Maladaptive Daydreaming: where wild minds come to rest
Do you usually seem to "play" yourself in your daydreams or a character you invented?
In my extensive plot stories, the main character is always someone of my own creation. But in my personal mini-daydreams, I am myself (like when I win that prestigious scholarship I wanted, or the guy I like finally asks me out.)
What about you? :)
I am myself but in my day dreams I some kind of importance to society and have powers of some kind. LOL!
Sometimes I am me, as I am, normal person conquering the world or saving it from catastrophe. Most often I am a man (in real life, I'm a woman), and have all kinds of adventures and romances with women who fall madly in love with me. I also take on all kinds of ethnicities; I've been black, asian, native american, irish etc.. Oh, and I've been a child too, of varying ages.
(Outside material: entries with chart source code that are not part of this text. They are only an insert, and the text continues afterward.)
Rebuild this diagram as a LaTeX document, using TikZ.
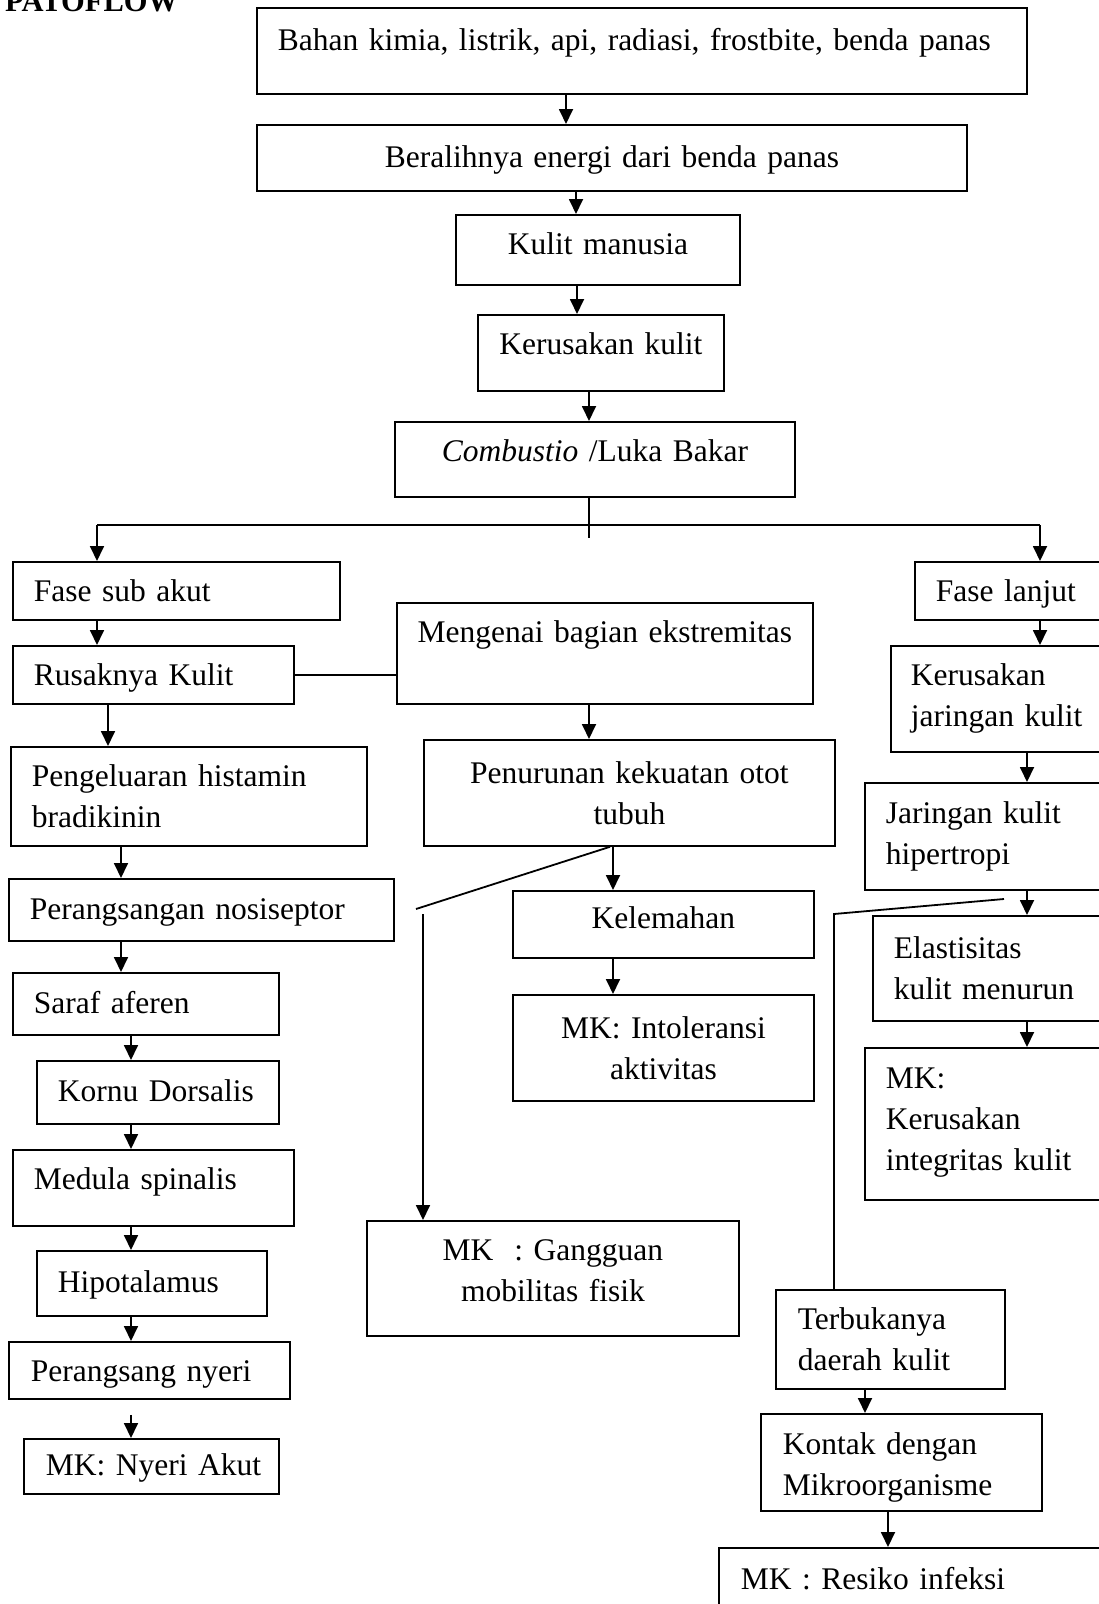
\documentclass[tikz,border=0pt]{standalone}
\usepackage{fontspec}
\setmainfont{Liberation Serif}
\usetikzlibrary{arrows.meta}
\tikzset{
  box/.style  ={draw, line width=1.8pt, anchor=north west, inner ysep=0pt,
                font=\fontsize{31.5}{41}\selectfont},
  % left text: the gap is a left skip, the box is as wide as the text width
  lbox/.style ={box, align=left, inner xsep=0pt,
                execute at begin node={\leftskip=#1\relax}},
  lbox/.default=21pt,
  cbox/.style ={box, align=center, inner xsep=10pt},
  % one line of text: fixed height and depth
  single/.style={text height=22pt, text depth=3pt},
  flow/.style ={-{Triangle[length=15pt,width=14pt]}, line width=1.8pt},
  link/.style ={line width=1.8pt},
}
\begin{document}
\begin{tikzpicture}[x=1pt,y=-1pt]
  \path[use as bounding box, clip] (0,0) rectangle (1099,1604);
  \node[font=\fontsize{30.5}{36}\selectfont\bfseries, anchor=base west, inner sep=0pt] (title) at (5,11) {PATOFLOW};
  % main trunk
  \node[lbox, single, text width=770pt, minimum height=86pt, text depth=23pt] (src) at (256,7) {Bahan kimia, listrik, api, radiasi, frostbite, benda panas};
  \node[cbox, single, text width=690pt, minimum height=66pt] (energi) at (256,124) {Beralihnya energi dari benda panas};
  \node[cbox, single, text width=264pt, minimum height=70pt, text depth=13pt] (kulit) at (455,214) {Kulit manusia};
  \node[cbox, single, text width=226pt, minimum height=76pt, text depth=19pt] (rusak) at (477,314) {Kerusakan kulit};
  \node[cbox, single, text width=380pt, minimum height=75pt, text depth=17pt] (luka) at (394,421) {\textit{Combustio} /Luka Bakar};
  % left branch
  \node[lbox, single, text width=327pt, minimum height=58pt, text depth=-1pt] (subakut) at (12,561) {Fase sub akut};
  \node[lbox, single, text width=281pt, minimum height=58pt, text depth=-1pt] (rusaknya) at (12,645) {Rusaknya Kulit};
  \node[lbox, text width=356pt, minimum height=99pt] (histamin) at (10,746) {Pengeluaran histamin\\bradikinin};
  \node[lbox, single, text width=385pt, minimum height=62pt] (nosi) at (8,878) {Perangsangan nosiseptor};
  \node[lbox, single, text width=266pt, minimum height=62pt] (aferen) at (12,972) {Saraf aferen};
  \node[lbox, single, text width=242pt, minimum height=63pt] (kornu) at (36,1060) {Kornu Dorsalis};
  \node[lbox, single, text width=281pt, minimum height=76pt, text depth=19pt] (medula) at (12,1149) {Medula spinalis};
  \node[lbox, single, text width=230pt, minimum height=65pt] (hipo) at (36,1250) {Hipotalamus};
  \node[lbox=22pt, single, text width=281pt, minimum height=57pt, text depth=-1pt] (perangsang) at (8,1341) {Perangsang nyeri};
  \node[lbox=22pt, single, text width=255pt, minimum height=55pt] (nyeri) at (23,1438) {MK: Nyeri Akut};
  % middle branch
  \node[cbox, single, text width=396pt, minimum height=101pt, text depth=43pt] (ekstrem) at (396,602) {Mengenai bagian ekstremitas};
  \node[cbox, text width=391pt, minimum height=106pt] (otot) at (423,739) {Penurunan kekuatan otot\\tubuh};
  \node[cbox, single, text width=281pt, minimum height=67pt, text depth=13pt] (lemah) at (512,890) {Kelemahan};
  \node[cbox, text width=281pt, minimum height=106pt] (intol) at (512,994) {MK: Intoleransi\\aktivitas};
  \node[cbox, text width=352pt, minimum height=115pt, text height=22pt, text depth=57pt] (gangguan) at (366,1220) {MK~~: Gangguan\\mobilitas fisik};
  % right branch
  \node[lbox, single, text width=206pt, minimum height=58pt, text depth=-1pt] (lanjut) at (914,561) {Fase lanjut};
  \node[lbox=20pt, text width=230pt, minimum height=106pt] (jaringan) at (890,645) {Kerusakan\\jaringan kulit};
  \node[lbox, text width=256pt, minimum height=107pt] (hiper) at (864,782) {Jaringan kulit\\hipertropi};
  \node[lbox, text width=248pt, minimum height=105pt] (elast) at (872,915) {Elastisitas\\kulit menurun};
  \node[lbox, text width=256pt, minimum height=152pt, text height=22pt, text depth=92pt] (integ) at (864,1047) {MK:\\Kerusakan\\integritas kulit};
  \node[lbox=22pt, text width=229pt, minimum height=99pt] (terbuka) at (775,1289) {Terbukanya\\daerah kulit};
  \node[lbox=22pt, text width=281pt, minimum height=97pt, text height=22pt, text depth=37pt] (kontak) at (760,1413) {Kontak dengan\\Mikroorganisme};
  \node[lbox=22pt, single, text width=402pt, minimum height=65pt] (resiko) at (718,1547) {MK : Resiko infeksi};
  % columns of the connectors
  \coordinate (xa) at (566,0);
  \coordinate (xb) at (576,0);
  \coordinate (xc) at (577,0);
  \coordinate (xd) at (589,0);
  \coordinate (xe) at (108,0);
  \coordinate (xf) at (121,0);
  \coordinate (xg) at (131,0);
  \coordinate (xh) at (613,0);
  \coordinate (xi) at (610,0);
  \coordinate (xj) at (1027,0);
  \coordinate (xk) at (865,0);
  \coordinate (xl) at (888,0);
  % split below the burn
  \coordinate (jl) at (97,525);
  \coordinate (jr) at (1040,525);
  \coordinate (jt) at (589,538);
  % side lines
  \coordinate (dl1) at (416,909);
  \coordinate (dl2) at (423,914);
  \coordinate (dr0) at (1004,899);
  \coordinate (dr1) at (834,914);
  \draw[flow] (src.south -| xa) -- (energi.north -| xa);
  \draw[flow] (energi.south -| xb) -- (kulit.north -| xb);
  \draw[flow] (kulit.south -| xc) -- (rusak.north -| xc);
  \draw[flow] (rusak.south -| xd) -- (luka.north -| xd);
  \draw[link] (luka.south -| xd) -- (jt);
  \draw[link] (jl) -- (jr);
  \draw[flow] (jl) -- (subakut.north -| jl);
  \draw[flow] (jr) -- (lanjut.north -| jr);
  % left
  \draw[flow] (subakut.south -| jl) -- (rusaknya.north -| jl);
  \draw[link] (rusaknya.east) -- (rusaknya.east -| ekstrem.west);
  \draw[flow] (rusaknya.south -| xe) -- (histamin.north -| xe);
  \draw[flow] (histamin.south -| xf) -- (nosi.north -| xf);
  \draw[flow] (nosi.south -| xf) -- (aferen.north -| xf);
  \draw[flow] (aferen.south -| xg) -- (kornu.north -| xg);
  \draw[flow] (kornu.south -| xg) -- (medula.north -| xg);
  \draw[flow] (medula.south -| xg) -- (hipo.north -| xg);
  \draw[flow] (hipo.south -| xg) -- (perangsang.north -| xg);
  \draw[flow, shorten <=15pt] (perangsang.south -| xg) -- (nyeri.north -| xg);
  % middle
  \draw[flow] (ekstrem.south -| xd) -- (otot.north -| xd);
  \draw[flow] (otot.south -| xh) -- (lemah.north -| xh);
  \draw[flow] (lemah.south -| xh) -- (intol.north -| xh);
  \draw[link] (otot.south -| xi) -- (dl1);
  \draw[flow] (dl2) -- (gangguan.north -| dl2);
  % right
  \draw[flow] (lanjut.south -| jr) -- (jaringan.north -| jr);
  \draw[flow] (jaringan.south -| xj) -- (hiper.north -| xj);
  \draw[flow] (hiper.south -| xj) -- (elast.north -| xj);
  \draw[flow] (elast.south -| xj) -- (integ.north -| xj);
  \draw[link] (dr0) -- (dr1) -- (terbuka.north -| dr1);
  \draw[flow] (terbuka.south -| xk) -- (kontak.north -| xk);
  \draw[flow] (kontak.south -| xl) -- (resiko.north -| xl);
\end{tikzpicture}
\end{document}
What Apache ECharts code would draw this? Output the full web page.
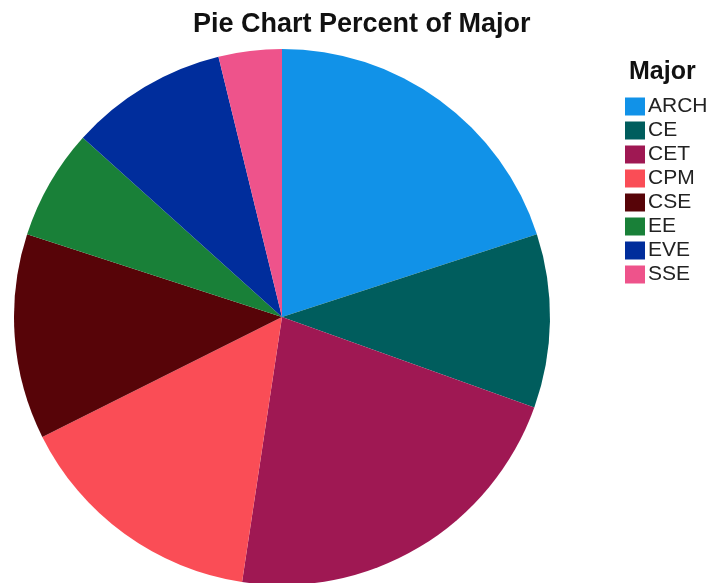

When I am me in my dreams, it is from my point of view perspective, and I am the star of the show, but I have less control over the other characters, I think because many of them are actually based on real people in my life.
When I am other people, it is more like a movie, with me directing everyone in it like a god.
The "me" in my DD is so different from the real me I'm not sure I can classify her as me. lol. But I am her in my head. She's everything I'd like to be but can't. And she alters depending on my current DD, but all the versions of her I've had over the years have shared similar character traits even though physically they have been different to fit with whatever my current DD is.
i don't appear in the daydream as myself, but there are several characters that i identify with and wish i could be in real life.
my main/favorite character who i daydream about the most is a guy, and i'm a girl. i think the character i identify the most with is his girlfriend. there is another character who died in a car accident, and when she was alive she represented the person who i wish i could be. she's so flawless that it's unachievable for a person in real life, so her death kind of represents that. she is brought up a lot in the daydream because the characters are grieving over her death and such.
if that's too confusing:
main character's girlfriend = my personality, different name/body/setting/situation
girl who died = who i wish i could be (unachievable perfection)
Does anyone else frequently swap over to a character of the other gender? Not (necessarily) in a sexual way.
my main character is always this gay 18 yr old guy. Even though im a 15 yr old girl
I find that with myself I do both. That is to say that I tend to play myself at times, and other times it is a character that I have invented. Even in my extensive plot stories I tend to play the character sometimes. I do not know if I play it more in extensive plots or mini daydreams? I will have to start paying attention to this. Now you got wondering about something I never thought about before.